A wise person once said to me, “Happiness requires struggle!” If I asked you, “What do you want out of life?” and you say something like, “I want to be happy, have a great family and a job I like. I want to fall in love and have amazing relationships, to look perfect and make money, or be well-respected and be a total diva to the point that people part like the Red Sea when I walk into a room.”
Such a desire is so ubiquitous and fleeting that it doesn’t even mean anything. To illustrate this, I asked a couple during a counselling session, “How do you choose to suffer in this relationship?” They immediately focussed their gaze at me in shock as if I had asked a stupid question. But I asked, because any honest answer or reaction to such a question tells me far more about a person’s life and potential than their desires and fantasies. Hence, a more profiting question to consider is — What pain do I want in my life? What am I willing to struggle for? Such questions seem to be greater determinants of how our lives turn out eventually. Whereas everybody wants to have an amazing life and financial independence, not everyone wants to suffer through long-hour work weeks, long travels, obnoxious paperwork, and a ‘hell-like’ work life.
Everybody wants to have an awesome relationship—but not everyone is willing to go through the tough conversations, the awkward silences, the hurt feelings, and the emotional psychodrama to get there. People want an amazing physique. But they forget that you don’t end up with one unless you appreciate the pain and stress that comes with living inside a gym for hour upon hour, or unless you love calculating and calibrating the food you eat, and planning your life on tiny plate-sized portions.

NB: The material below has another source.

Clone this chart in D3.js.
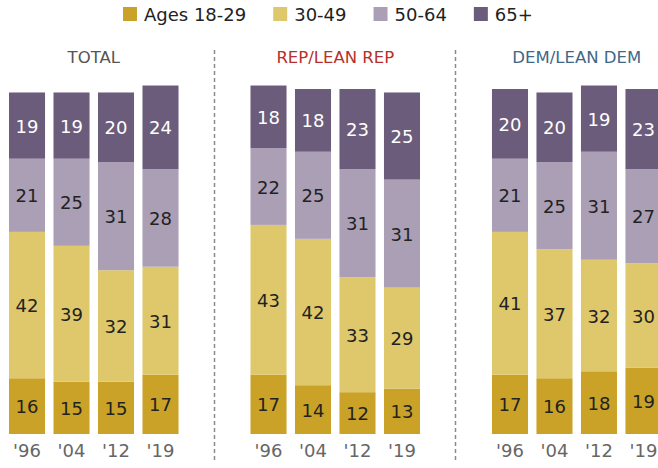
<!DOCTYPE html>
<html>
<head>
<meta charset="utf-8">
<script src="https://cdn.jsdelivr.net/npm/d3@7/dist/d3.min.js"></script>
<style>
  html, body { margin: 0; padding: 0; background: #fff; }
  svg { display: block; font-family: "DejaVu Sans", "Liberation Sans", Arial, sans-serif; }
</style>
</head>
<body>
<svg id="chart" width="658" height="468"></svg>
<script>
// Age composition of registered voters by party, share in each age group (%)
const panels = ["TOTAL", "REP/LEAN REP", "DEM/LEAN DEM"];
const years = ["'96", "'04", "'12", "'19"];
const ageGroups = ["Ages 18-29", "30-49", "50-64", "65+"];

const total_18_29 = [16, 15, 15, 17];
const total_30_49 = [42, 39, 32, 31];
const total_50_64 = [21, 25, 31, 28];
const total_65 = [19, 19, 20, 24];

const rep_18_29 = [17, 14, 12, 13];
const rep_30_49 = [43, 42, 33, 29];
const rep_50_64 = [22, 25, 31, 31];
const rep_65 = [18, 18, 23, 25];

const dem_18_29 = [17, 16, 18, 19];
const dem_30_49 = [41, 37, 32, 30];
const dem_50_64 = [21, 25, 31, 27];
const dem_65 = [20, 20, 19, 23];

const panelSeries = [
  [total_18_29, total_30_49, total_50_64, total_65],
  [rep_18_29, rep_30_49, rep_50_64, rep_65],
  [dem_18_29, dem_30_49, dem_50_64, dem_65]
];

const colors = ["#c9a227", "#dfc86b", "#ab9fb6", "#6b5c7b"];
const labelColors = ["#222", "#222", "#222", "#fff"];
const titleColors = ["#555555", "#b7312c", "#3f6888"];

const svg = d3.select("#chart");

// Layout scales
const xPanel = d3.scaleBand().domain(panels).range([9, 661.5]).paddingInner(0.298).paddingOuter(0);
const xYear = d3.scaleBand().domain(years).range([0, xPanel.bandwidth()]).paddingInner(0.19).paddingOuter(0);
const y = d3.scaleLinear().domain([0, 99]).range([434, 89]);

// Legend
const legend = svg.append("g").attr("class", "legend");
let lx = 123;
ageGroups.forEach((name, i) => {
  legend.append("rect")
    .attr("x", lx).attr("y", 7).attr("width", 14).attr("height", 14)
    .attr("fill", colors[i]);
  const t = legend.append("text")
    .attr("x", lx + 21).attr("y", 20.5)
    .attr("font-size", 18).attr("fill", "#222")
    .text(name);
  lx += 21 + t.node().getComputedTextLength() + 27;
});

// Dotted separators between panels
for (let p = 1; p < panels.length; p++) {
  const prevEnd = xPanel(panels[p - 1]) + xPanel.bandwidth();
  const nextStart = xPanel(panels[p]);
  const sx = Math.round((prevEnd + nextStart) / 2) - 0.5;
  svg.append("line")
    .attr("x1", sx).attr("x2", sx).attr("y1", 50).attr("y2", 462)
    .attr("stroke", "#8a8a8a").attr("stroke-width", 1.5)
    .attr("stroke-dasharray", "4,3");
}

panels.forEach((panel, p) => {
  const g = svg.append("g").attr("transform", `translate(${xPanel(panel)},0)`);

  g.append("text")
    .attr("x", xPanel.bandwidth() / 2).attr("y", 63)
    .attr("text-anchor", "middle").attr("font-size", 16.5)
    .attr("fill", titleColors[p])
    .text(panel);

  const rows = years.map((yr, j) => {
    const r = { year: yr };
    ageGroups.forEach((a, k) => { r[a] = panelSeries[p][k][j]; });
    return r;
  });
  const stacked = d3.stack().keys(ageGroups)(rows);

  stacked.forEach((layer, k) => {
    const lg = g.append("g");
    lg.selectAll("rect").data(layer).join("rect")
      .attr("x", d => xYear(d.data.year))
      .attr("y", d => y(d[1]))
      .attr("width", xYear.bandwidth())
      .attr("height", d => y(d[0]) - y(d[1]))
      .attr("fill", colors[k]);
    lg.selectAll("text").data(layer).join("text")
      .attr("x", d => xYear(d.data.year) + xYear.bandwidth() / 2)
      .attr("y", d => (y(d[0]) + y(d[1])) / 2 + 7)
      .attr("text-anchor", "middle")
      .attr("font-size", 18)
      .attr("fill", labelColors[k])
      .text(d => d[1] - d[0]);
  });

  // Year axis labels
  const axis = d3.axisBottom(xYear).tickSize(0).tickPadding(0);
  const ax = g.append("g").attr("transform", "translate(0,444)").call(axis);
  ax.select(".domain").remove();
  ax.selectAll("text")
    .attr("font-size", 18).attr("fill", "#666")
    .attr("font-family", "DejaVu Sans, Liberation Sans, Arial, sans-serif");
});
</script>
</body>
</html>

Most of us, even so-called bible believing Christians, view pain and sacrifice as objectively negative things to be avoided at all costs (Read Matt 16:24-26). At a Resilience Course, I learnt that we are all capable of, and I add, responsible for ascribing meaning to our pain, and this is a path to give our life purpose. The positive is the side effect of handling the negative. You can only avoid negative experiences for so long before they come roaring back at you. Positive experience is easy to handle. It is negative experience that we all, by definition, struggle with.
Therefore, what we get out of life is not determined by the ubiquitous and fleeting good feelings we desire, but by what bad feelings we are willing and able to sustain to get us to those good feelings. What determines your success isn’t “What you enjoy doing but what pain you are willing to endure. The quality of your life is not determined by the quality of your positive experiences, but more by the quality of your negative experiences. And to get successful at dealing with negative experiences is to get successful at dealing with life.
Therefore, my advice is simple but deep, “If you want the benefits of something in life, you have to also want the costs, which is not yours to fix by the way”. Just think of your relationships, business or spiritual life, if you find yourself wanting something month after month, year after year, yet nothing happens and you never come any closer to it, then maybe what you actually want is a fantasy, an idealization, an image, a false promise. Maybe what you want isn’t what you want or need— you just enjoy wanting.
Maybe you are the man who confessed, “I wanted the reward and not the struggle. I wanted the result and not the process. I was in love not with the fight, but only the victory. I thought I wanted something, but it turns out I didn’t.” End of story!